News from the field : Ebo forest in Cameroon
A group of Cameroonian civil society actors, including the organizations EBO FOREST RESEARCH PROJECT, SEKAKOH and COMAID (all three beneficiaries of PPI support) has just sent a letter to the Cameroonian government, requesting the suspension of the creation of two logging concessions in the Ebo forest. It recommends instead engaging all stakeholders, including local communities living around the forest, to develop an inclusive land use plan. This letter is co-signed by more than 60 Cameroonian and international ecologists and researchers, including the president of the IUCN Primate Specialist Group.

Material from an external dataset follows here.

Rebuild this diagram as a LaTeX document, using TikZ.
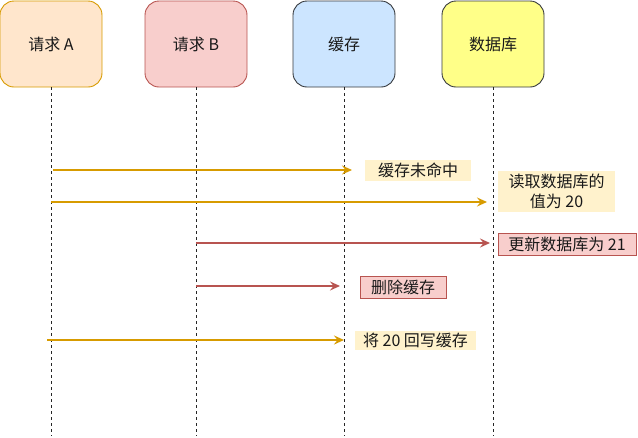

Located approximately 60 km from Douala in the Littoral region, the Ebo forest (1,110 km2) is the most functionally intact ecosystem in the Gulf of Guinea biodiversity hotspot. This forest is home to the largest population of Nigeria-Cameroon chimpanzees (Pan troglydtes ellioti, EN), as well as gorillas (Gorilla gorilla sp., CR), forest elephants (Loxodonta cyclotis, EN), drills (Mandrillus leacophaeus, EN) as well as Preuss’s red colobus (Piliocolobus preussi, CR). In addition to this rich biodiversity, the Ebo forest is home to more than 40 communities which give this space and resources considerable cultural, customary and economic importance. The people living near Ebo depend on resources for their subsistence (non-timber forest products for food and traditional medicine).
In 2007, with the technical support of the WWF and the San Diego Zoo Global, the process of creating a national park had started, but to this day Ebo national park has still not has been classified by the government of Cameroon.
The biodiversity of this forest is mainly threatened by poaching and wildlife trafficking, but also by illegal logging and the establishment of a large oil palm plantation in the buffer zone to the northwest.
As noted in other areas, these logging operations directly threaten the exceptional biodiversity sheltered by this forest. They are also likely to exacerbate pressures on species and their habitats by the migration of low-paid workers into the region who may seek to supplement their meager incomes with hunting and subsistence farming.